PROBLEM TO SOLVE
Lines containing the word "this" are the ones to copy from the records below.

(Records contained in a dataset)

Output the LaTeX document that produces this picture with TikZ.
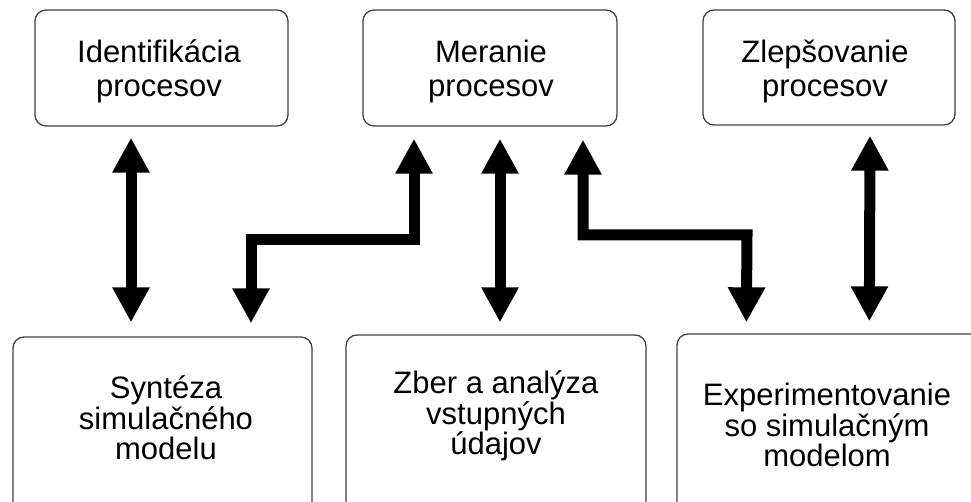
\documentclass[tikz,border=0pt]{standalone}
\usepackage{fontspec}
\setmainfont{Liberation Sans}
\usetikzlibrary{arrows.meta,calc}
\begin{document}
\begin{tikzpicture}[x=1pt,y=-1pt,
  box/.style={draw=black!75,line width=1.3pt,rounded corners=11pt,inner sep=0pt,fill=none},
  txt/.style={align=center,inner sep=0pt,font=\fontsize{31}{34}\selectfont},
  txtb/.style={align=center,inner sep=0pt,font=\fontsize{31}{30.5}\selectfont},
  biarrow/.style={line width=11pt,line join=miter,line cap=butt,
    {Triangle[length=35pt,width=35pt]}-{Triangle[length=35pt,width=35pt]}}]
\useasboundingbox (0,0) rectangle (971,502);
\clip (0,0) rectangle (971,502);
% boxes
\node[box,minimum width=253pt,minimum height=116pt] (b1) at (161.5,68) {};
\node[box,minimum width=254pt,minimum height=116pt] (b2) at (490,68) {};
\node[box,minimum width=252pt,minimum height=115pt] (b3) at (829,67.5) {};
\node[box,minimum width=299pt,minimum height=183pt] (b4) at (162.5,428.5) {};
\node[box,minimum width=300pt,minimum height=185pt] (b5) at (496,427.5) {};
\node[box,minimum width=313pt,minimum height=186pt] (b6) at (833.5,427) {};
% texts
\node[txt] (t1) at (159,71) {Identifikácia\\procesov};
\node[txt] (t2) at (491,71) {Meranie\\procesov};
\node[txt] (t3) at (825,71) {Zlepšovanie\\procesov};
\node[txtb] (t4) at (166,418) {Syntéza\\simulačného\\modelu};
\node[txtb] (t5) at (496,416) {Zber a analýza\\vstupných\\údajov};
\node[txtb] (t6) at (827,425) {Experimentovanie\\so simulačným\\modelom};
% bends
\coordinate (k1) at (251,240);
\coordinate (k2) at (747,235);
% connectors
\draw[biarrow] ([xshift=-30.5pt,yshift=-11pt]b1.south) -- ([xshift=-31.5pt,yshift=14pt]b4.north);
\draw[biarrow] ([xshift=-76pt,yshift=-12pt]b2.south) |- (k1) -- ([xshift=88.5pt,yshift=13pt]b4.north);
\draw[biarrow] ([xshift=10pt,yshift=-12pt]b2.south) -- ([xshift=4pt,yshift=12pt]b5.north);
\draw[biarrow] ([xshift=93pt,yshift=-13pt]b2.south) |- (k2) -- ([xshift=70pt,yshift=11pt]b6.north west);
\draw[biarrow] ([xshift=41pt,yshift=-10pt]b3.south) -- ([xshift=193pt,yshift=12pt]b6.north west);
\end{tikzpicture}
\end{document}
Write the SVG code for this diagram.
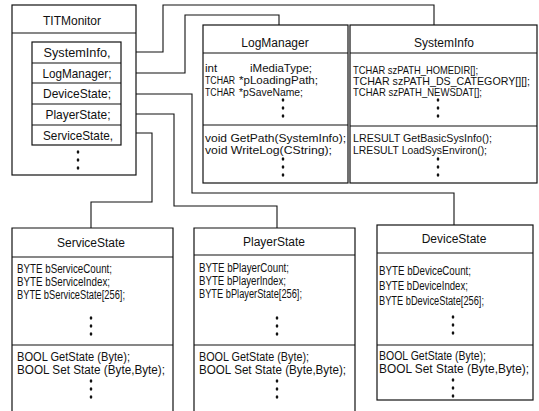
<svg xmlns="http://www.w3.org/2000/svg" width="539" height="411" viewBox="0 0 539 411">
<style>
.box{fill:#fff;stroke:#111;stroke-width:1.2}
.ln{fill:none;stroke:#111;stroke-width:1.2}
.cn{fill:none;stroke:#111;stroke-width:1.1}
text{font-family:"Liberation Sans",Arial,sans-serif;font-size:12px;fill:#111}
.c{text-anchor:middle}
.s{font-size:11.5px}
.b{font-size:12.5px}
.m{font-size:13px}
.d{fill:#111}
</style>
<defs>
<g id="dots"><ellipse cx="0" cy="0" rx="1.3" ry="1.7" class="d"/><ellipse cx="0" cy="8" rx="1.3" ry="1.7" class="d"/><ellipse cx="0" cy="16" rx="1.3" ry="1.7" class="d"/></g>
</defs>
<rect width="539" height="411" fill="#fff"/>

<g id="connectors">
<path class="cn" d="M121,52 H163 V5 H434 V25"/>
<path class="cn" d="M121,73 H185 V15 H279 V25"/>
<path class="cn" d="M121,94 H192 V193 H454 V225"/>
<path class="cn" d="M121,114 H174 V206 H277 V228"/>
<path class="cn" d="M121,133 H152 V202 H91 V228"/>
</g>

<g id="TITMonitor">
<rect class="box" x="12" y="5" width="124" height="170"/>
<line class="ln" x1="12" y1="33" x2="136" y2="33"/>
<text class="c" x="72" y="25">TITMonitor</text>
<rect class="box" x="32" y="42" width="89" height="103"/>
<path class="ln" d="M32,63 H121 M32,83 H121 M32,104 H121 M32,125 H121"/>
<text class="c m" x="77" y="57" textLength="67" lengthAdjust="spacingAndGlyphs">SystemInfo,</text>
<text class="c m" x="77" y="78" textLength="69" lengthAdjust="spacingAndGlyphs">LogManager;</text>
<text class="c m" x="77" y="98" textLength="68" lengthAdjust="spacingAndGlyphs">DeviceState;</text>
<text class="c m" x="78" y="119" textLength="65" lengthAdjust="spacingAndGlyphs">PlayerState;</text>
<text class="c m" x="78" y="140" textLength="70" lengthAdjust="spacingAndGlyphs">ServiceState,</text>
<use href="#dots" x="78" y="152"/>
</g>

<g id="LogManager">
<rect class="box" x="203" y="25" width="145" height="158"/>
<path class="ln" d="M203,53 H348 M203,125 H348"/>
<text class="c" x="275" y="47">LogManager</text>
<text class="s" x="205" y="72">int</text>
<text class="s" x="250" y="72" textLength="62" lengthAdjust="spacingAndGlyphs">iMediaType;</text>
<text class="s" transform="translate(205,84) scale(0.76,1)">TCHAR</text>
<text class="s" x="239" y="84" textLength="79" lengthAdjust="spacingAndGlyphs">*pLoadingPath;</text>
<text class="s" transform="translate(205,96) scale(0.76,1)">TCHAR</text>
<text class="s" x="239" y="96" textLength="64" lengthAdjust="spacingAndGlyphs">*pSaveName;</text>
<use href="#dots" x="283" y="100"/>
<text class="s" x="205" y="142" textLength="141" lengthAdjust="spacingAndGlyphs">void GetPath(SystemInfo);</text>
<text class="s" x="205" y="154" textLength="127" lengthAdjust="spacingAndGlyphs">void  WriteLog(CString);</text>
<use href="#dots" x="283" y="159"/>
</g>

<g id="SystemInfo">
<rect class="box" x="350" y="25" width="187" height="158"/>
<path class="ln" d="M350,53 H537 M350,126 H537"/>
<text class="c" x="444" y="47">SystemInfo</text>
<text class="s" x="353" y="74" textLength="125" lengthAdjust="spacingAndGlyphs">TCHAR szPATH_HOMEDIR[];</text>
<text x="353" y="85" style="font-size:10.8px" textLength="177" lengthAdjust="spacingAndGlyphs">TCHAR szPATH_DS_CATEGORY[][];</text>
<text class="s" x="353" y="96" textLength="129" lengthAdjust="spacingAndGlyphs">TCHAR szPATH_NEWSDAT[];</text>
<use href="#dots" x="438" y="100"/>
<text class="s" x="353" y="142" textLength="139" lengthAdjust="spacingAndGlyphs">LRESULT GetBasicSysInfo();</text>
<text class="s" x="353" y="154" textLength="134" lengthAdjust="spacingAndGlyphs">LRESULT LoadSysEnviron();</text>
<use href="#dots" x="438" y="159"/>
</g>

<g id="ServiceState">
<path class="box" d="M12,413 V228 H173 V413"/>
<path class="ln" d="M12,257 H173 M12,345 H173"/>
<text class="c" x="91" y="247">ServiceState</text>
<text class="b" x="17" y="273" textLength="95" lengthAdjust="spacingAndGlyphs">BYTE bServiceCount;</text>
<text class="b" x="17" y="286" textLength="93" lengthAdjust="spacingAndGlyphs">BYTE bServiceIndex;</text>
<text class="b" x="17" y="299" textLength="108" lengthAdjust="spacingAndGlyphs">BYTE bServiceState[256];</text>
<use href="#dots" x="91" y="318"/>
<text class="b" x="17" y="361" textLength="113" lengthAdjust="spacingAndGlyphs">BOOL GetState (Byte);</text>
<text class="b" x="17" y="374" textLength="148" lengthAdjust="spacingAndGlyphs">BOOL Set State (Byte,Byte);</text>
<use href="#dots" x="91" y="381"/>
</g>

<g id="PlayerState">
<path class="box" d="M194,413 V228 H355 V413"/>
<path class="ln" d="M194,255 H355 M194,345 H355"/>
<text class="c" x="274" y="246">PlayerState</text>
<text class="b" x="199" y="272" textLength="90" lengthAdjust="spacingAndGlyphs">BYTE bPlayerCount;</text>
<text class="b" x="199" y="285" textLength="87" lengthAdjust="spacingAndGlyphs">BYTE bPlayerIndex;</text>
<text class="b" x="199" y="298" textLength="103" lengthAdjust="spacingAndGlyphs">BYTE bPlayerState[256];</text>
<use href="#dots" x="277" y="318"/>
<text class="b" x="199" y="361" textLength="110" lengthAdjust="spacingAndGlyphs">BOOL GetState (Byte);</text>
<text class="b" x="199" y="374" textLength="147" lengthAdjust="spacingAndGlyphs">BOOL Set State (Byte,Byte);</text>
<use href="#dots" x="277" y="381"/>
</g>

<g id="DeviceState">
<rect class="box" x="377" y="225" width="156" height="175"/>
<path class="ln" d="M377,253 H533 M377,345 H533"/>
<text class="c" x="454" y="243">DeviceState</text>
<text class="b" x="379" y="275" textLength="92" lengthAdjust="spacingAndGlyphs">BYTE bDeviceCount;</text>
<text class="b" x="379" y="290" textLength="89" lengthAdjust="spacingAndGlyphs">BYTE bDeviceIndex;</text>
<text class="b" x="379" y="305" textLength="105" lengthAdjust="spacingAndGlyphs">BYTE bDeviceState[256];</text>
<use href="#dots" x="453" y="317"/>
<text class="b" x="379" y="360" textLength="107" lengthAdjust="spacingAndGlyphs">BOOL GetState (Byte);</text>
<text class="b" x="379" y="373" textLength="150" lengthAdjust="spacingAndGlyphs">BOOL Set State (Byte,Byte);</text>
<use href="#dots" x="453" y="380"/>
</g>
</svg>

THE COMPLETED TASK
Output the LaTeX document that produces this picture with TikZ.
Write the SVG code for this diagram.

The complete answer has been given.